Instructions for the task: Skip every image and restate the data word for word.

+++ Given information +++

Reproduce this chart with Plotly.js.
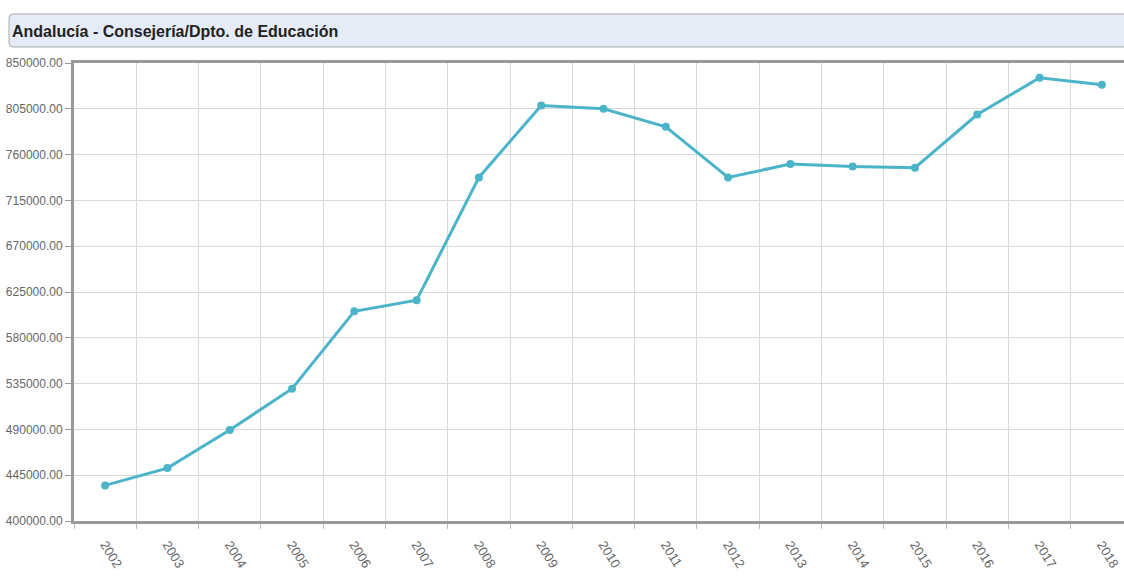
<!DOCTYPE html>
<html>
<head>
<meta charset="utf-8">
<script src="https://cdn.plot.ly/plotly-3.0.1.min.js"></script>
<style>
html,body{margin:0;padding:0;overflow:hidden;background:#fff;}
#chart{width:1150px;height:578px;}
</style>
</head>
<body>
<div id="chart"></div>
<script>
const years = ['2002','2003','2004','2005','2006','2007','2008','2009','2010','2011','2012','2013','2014','2015','2016','2017','2018'];
const values = [435000, 452000, 489400, 530000, 606000, 617000, 737600, 808300, 805000, 787300, 737500, 750800, 748200, 747200, 799400, 835500, 828600];
const yTicks = [400000, 445000, 490000, 535000, 580000, 625000, 670000, 715000, 760000, 805000, 850000];
const titleText = 'Andalucía - Consejería/Dpto. de Educación';

const W = 1150, H = 578;
const mL = 74, mR = 17, mT = 63, mB = 57;
const pw = W - mL - mR, ph = H - mT - mB;
const px2x = p => (p - mL) / pw;
const py2y = p => (H - mB - p) / ph;

const font = 'Liberation Sans, Arial, sans-serif';

// rounded title bar path (paper coords)
const bx0 = 9, bx1 = W + 20, by0 = 14, by1 = 47, r = 4;
const P = (x, y) => px2x(x) + ',' + py2y(y);
const barPath = 'M ' + P(bx0 + r, by0) + ' L ' + P(bx1, by0) + ' L ' + P(bx1, by1) +
  ' L ' + P(bx0 + r, by1) + ' Q ' + P(bx0, by1) + ' ' + P(bx0, by1 - r) +
  ' L ' + P(bx0, by0 + r) + ' Q ' + P(bx0, by0) + ' ' + P(bx0 + r, by0) + ' Z';

const trace = {
  x: years, y: values, type: 'scatter', mode: 'lines+markers',
  line: {color: 'rgb(75,180,200)', width: 3},
  marker: {color: 'rgb(75,180,200)', size: 8, symbol: 'circle'},
  hoverinfo: 'x+y', cliponaxis: false
};

const layout = {
  width: W, height: H,
  margin: {l: mL, r: mR, t: mT, b: mB, pad: 0},
  paper_bgcolor: '#fff', plot_bgcolor: '#fff',
  showlegend: false,
  font: {family: font, color: '#666', size: 12},
  title: {
    text: titleText,
    font: {family: font, size: 16, color: '#222', weight: 'bold'},
    xref: 'container', yref: 'container',
    x: 12 / W, xanchor: 'left', y: 1 - 31 / H, yanchor: 'middle'
  },
  shapes: [{
    type: 'path', xref: 'paper', yref: 'paper', layer: 'below',
    path: barPath,
    fillcolor: '#e6ebf8', line: {color: '#aaaaaa', width: 1}
  }],
  xaxis: {
    type: 'category', range: [-0.5, 16.5],
    tickson: 'boundaries', ticks: 'outside', ticklen: 5, tickcolor: '#bbb',
    showgrid: true, gridcolor: '#d9d9d9', gridwidth: 1,
    showline: true, linecolor: '#999', linewidth: 3, mirror: true,
    tickangle: 58, ticklabelstandoff: 8,
    tickfont: {family: font, size: 13, color: '#666'},
    fixedrange: true, zeroline: false
  },
  yaxis: {
    range: [400000, 850000], tickvals: yTicks, tickformat: '.2f',
    ticks: 'outside', ticklen: 6, tickcolor: '#999',
    showgrid: true, gridcolor: '#d9d9d9', gridwidth: 1,
    showline: true, linecolor: '#999', linewidth: 3, mirror: true,
    tickfont: {family: font, size: 12, color: '#666'},
    fixedrange: true, zeroline: false
  }
};

Plotly.newPlot('chart', [trace], layout, {displayModeBar: false, staticPlot: true});
</script>
</body>
</html>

+++

Solution to the exercise:
Reproduce this chart with Plotly.js.
<!DOCTYPE html>
<html>
<head>
<meta charset="utf-8">
<script src="https://cdn.plot.ly/plotly-3.0.1.min.js"></script>
<style>
html,body{margin:0;padding:0;overflow:hidden;background:#fff;}
#chart{width:1150px;height:578px;}
</style>
</head>
<body>
<div id="chart"></div>
<script>
const years = ['2002','2003','2004','2005','2006','2007','2008','2009','2010','2011','2012','2013','2014','2015','2016','2017','2018'];
const values = [435000, 452000, 489400, 530000, 606000, 617000, 737600, 808300, 805000, 787300, 737500, 750800, 748200, 747200, 799400, 835500, 828600];
const yTicks = [400000, 445000, 490000, 535000, 580000, 625000, 670000, 715000, 760000, 805000, 850000];
const titleText = 'Andalucía - Consejería/Dpto. de Educación';

const W = 1150, H = 578;
const mL = 74, mR = 17, mT = 63, mB = 57;
const pw = W - mL - mR, ph = H - mT - mB;
const px2x = p => (p - mL) / pw;
const py2y = p => (H - mB - p) / ph;

const font = 'Liberation Sans, Arial, sans-serif';

// rounded title bar path (paper coords)
const bx0 = 9, bx1 = W + 20, by0 = 14, by1 = 47, r = 4;
const P = (x, y) => px2x(x) + ',' + py2y(y);
const barPath = 'M ' + P(bx0 + r, by0) + ' L ' + P(bx1, by0) + ' L ' + P(bx1, by1) +
  ' L ' + P(bx0 + r, by1) + ' Q ' + P(bx0, by1) + ' ' + P(bx0, by1 - r) +
  ' L ' + P(bx0, by0 + r) + ' Q ' + P(bx0, by0) + ' ' + P(bx0 + r, by0) + ' Z';

const trace = {
  x: years, y: values, type: 'scatter', mode: 'lines+markers',
  line: {color: 'rgb(75,180,200)', width: 3},
  marker: {color: 'rgb(75,180,200)', size: 8, symbol: 'circle'},
  hoverinfo: 'x+y', cliponaxis: false
};

const layout = {
  width: W, height: H,
  margin: {l: mL, r: mR, t: mT, b: mB, pad: 0},
  paper_bgcolor: '#fff', plot_bgcolor: '#fff',
  showlegend: false,
  font: {family: font, color: '#666', size: 12},
  title: {
    text: titleText,
    font: {family: font, size: 16, color: '#222', weight: 'bold'},
    xref: 'container', yref: 'container',
    x: 12 / W, xanchor: 'left', y: 1 - 31 / H, yanchor: 'middle'
  },
  shapes: [{
    type: 'path', xref: 'paper', yref: 'paper', layer: 'below',
    path: barPath,
    fillcolor: '#e6ebf8', line: {color: '#aaaaaa', width: 1}
  }],
  xaxis: {
    type: 'category', range: [-0.5, 16.5],
    tickson: 'boundaries', ticks: 'outside', ticklen: 5, tickcolor: '#bbb',
    showgrid: true, gridcolor: '#d9d9d9', gridwidth: 1,
    showline: true, linecolor: '#999', linewidth: 3, mirror: true,
    tickangle: 58, ticklabelstandoff: 8,
    tickfont: {family: font, size: 13, color: '#666'},
    fixedrange: true, zeroline: false
  },
  yaxis: {
    range: [400000, 850000], tickvals: yTicks, tickformat: '.2f',
    ticks: 'outside', ticklen: 6, tickcolor: '#999',
    showgrid: true, gridcolor: '#d9d9d9', gridwidth: 1,
    showline: true, linecolor: '#999', linewidth: 3, mirror: true,
    tickfont: {family: font, size: 12, color: '#666'},
    fixedrange: true, zeroline: false
  }
};

Plotly.newPlot('chart', [trace], layout, {displayModeBar: false, staticPlot: true});
</script>
</body>
</html>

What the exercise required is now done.